The interplay of annotation and lexicon go hand in hand. A dataset in which the annotator’s inherent biases cause the labelling to be skewed due to explicit terms will eventually develop spurious lexical connotations. Note that no standard annotation guideline and inter-annotator agreement range exist in the area of toxic speech detection. Despite the best efforts of researchers and practitioners, what can be considered toxic is highly subjective. There are no universally adopted benchmark datasets and annotations to compare against.

Bias as a target of harm

Unfortunately, the biases in datasets and modelling for toxicity detection impact various demographic groups it should prevent the spread of toxicity against. This broadly includes the markers of race and gender. Owing to the limited availability of ground-level demographics to map against, the study of racial bias in toxicity has primarily focused on discrimination against the African-American dialects. Meanwhile, the study of gender bias has focused on binary gender.

Even though performing gender-pronoun swapping and transfer learning from less biased datasets can help mitigate the gender bias. Manual inspection of such augmentations and extension of gender beyond binary remains unexplored for toxicity detection.

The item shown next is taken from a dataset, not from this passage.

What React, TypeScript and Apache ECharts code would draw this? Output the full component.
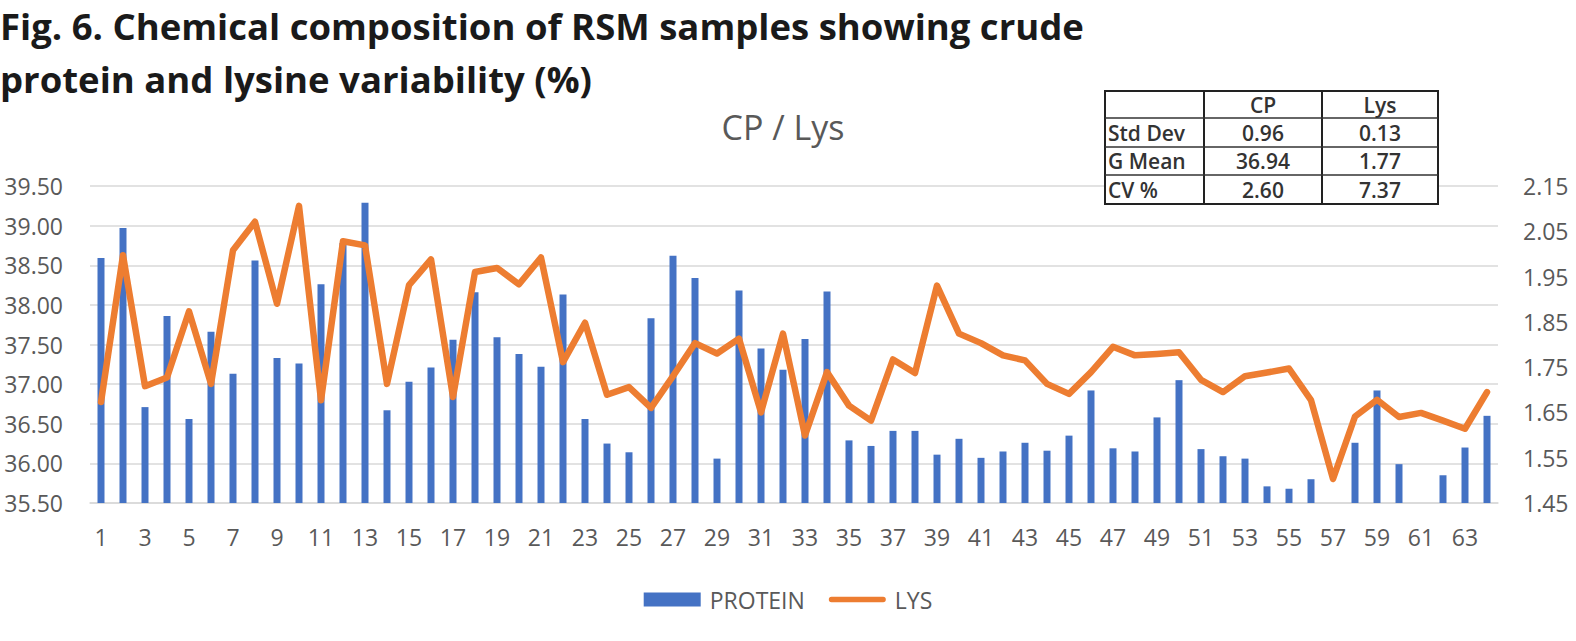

Within the scope of racial prejudice, the authors observe that priming the annotators with racial information can help reduce racial bias. Still, it is a double-edged sword that such priming can intensify the inherent biases of the annotators. The authors point out how regularising racial bias via statistical models that assume different dialects have the same conditional probability, is limited in scope and application. What is accepted and commonly used in one dialect may be frowned upon or rarely used in another.

Biases beyond demography

To initiate the conversation on bias beyond preferences like race and gender, the authors highlight the limited yet significant work in the areas of intersectional and psychographic biases. One form of intersection is the duality of race and gender. Another is to look at race, gender or both from a cross-geophagy perspective, both of which are in nascent stages of study in toxicity detection. On the other hand, political ideologies and stances are being explored in determining their impact on toxicity modelling. Despite the best efforts of researchers and practitioners, areas such as ageism, religious affiliation, socio-economic status remain underexplored markers. Depending on the geography, a combination of these could be critical for mitigating bias in toxicity detection.

Between the lines

Accounting and mitigating biases within the broad area of toxicity detection is far from a solved problem. Our biggest takeaway is that practitioners need to incorporate bias mitigation at every step of the modelling pipeline rather than looking at bias mitigation as a one-stop solution. Having discovered that biases can easily be transformed from one form to another, the authors explore concepts of “bias-shifts” in lexicon debiasing. In some cases, the presence of one bias can lead to the development of other forms of downstream harm. For example, lexical and racial biases in toxicity detection have been known to occur together due to stylistic variations of African American dialects. Thus, an end-to-end pipeline will help practitioners better monitor the side effects of dealing with an existing bias. As pointed out in the survey, sadly, the majority of existing work in detecting toxic speech and mitigations of biases in toxicity detection is focused on the English-speaking dual-gendered population. To build more coherent and robust models that can help fight toxicity at scale will require us to look at linguistic nuances that occur due to regional geographics and inclusive gender dynamics.

Footnote:

Throughout the survey, the term “toxic speech” is used as an umbrella term to refer to any form of malicious content, including but not limited to hate speech, cyberbullying, abusive speech, misogyny, sexism, offence, and obscenity.